Zoo to Do Board the John James Audubon Cruise to Audubon Park and the acclaimed Zoo. Or go a different way: pile the gang onto the St. Charles Streetcar, the world’s oldest continuously operating street railway and a National Historic Landmark. The route passes through the Garden District and Uptown past MTV’s Real World Belfort Mansion and architectural rarities like the wedding cake house (a private residence at 5809 St. Charles). Next stop, Audubon Park. Audubon is an interactive zoo. Near the gate, opposite the flamingos, frequent animal demos let the kids see and pet wild things up close. At Monkey Hill, little tykes roll, run, and jump through a playground with a giant spider’s web and a swingin’ rope bridge. In the wilds of the Jaguar Jungle young explorers excavate faux artifacts and climb mysterious, pseudoancient rock walls. See a swamp in the city! The Cajun Swamp is inhabited by a variety of aquatic and land creatures including white alligators and huge rodents.Watch them all from the swampland café and rock out to Cajun music at the Swamp Café. Or just rock in the comfy veranda chairs.

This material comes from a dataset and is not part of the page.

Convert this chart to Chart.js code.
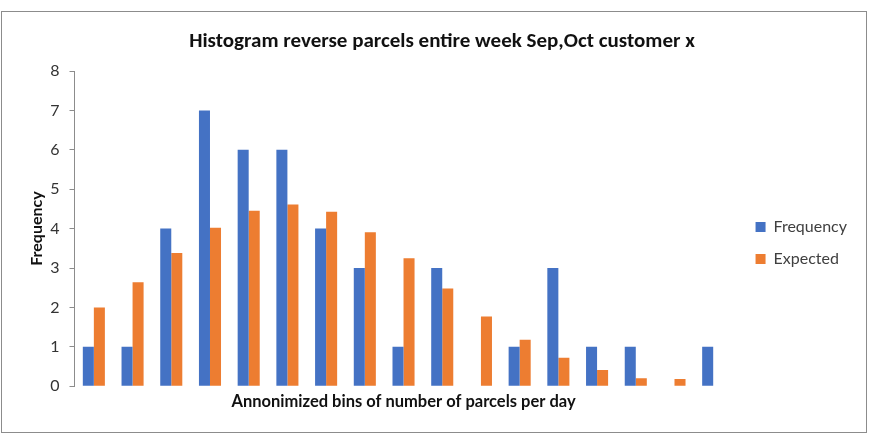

Arts District Across Canal Street, the Central Business & Arts District is crammed with activities. Everyone loves the hands-on exhibits at the world-class Louisiana Children’s Museum at 420 Julia Street. Kids become news reporters, broadcasting before a live camera, they shop at a pintsized grocery store (with itsy-bitsy carts), climb a rock wall, learn how much fun science is and what it’s like to be inside a bubble, shades of Oz. The New Orleans School of Glassmaking, 727 Magazine, offers dramatic live demonstrations, classes, and interactive workshops in glass-blowing, copper enamel, silversmithing, bead making, and the printer’s arts. Spectacular. The National D-Day Museum at 945 Magazine St. is a national treasure, holding the global history and personal memories of WWII and the people who fought for freedom. Interactive galleries and maps, thousands of artifacts, individual accounts, and films document WWII from Europe to the Pacific. Before you get started exploring New Olreans, drop by the New Orleans Convention and Visitors Bureau Visitor Center at 2020 St. Charles Avenue or the French Quarter location at 529 St. Ann Street.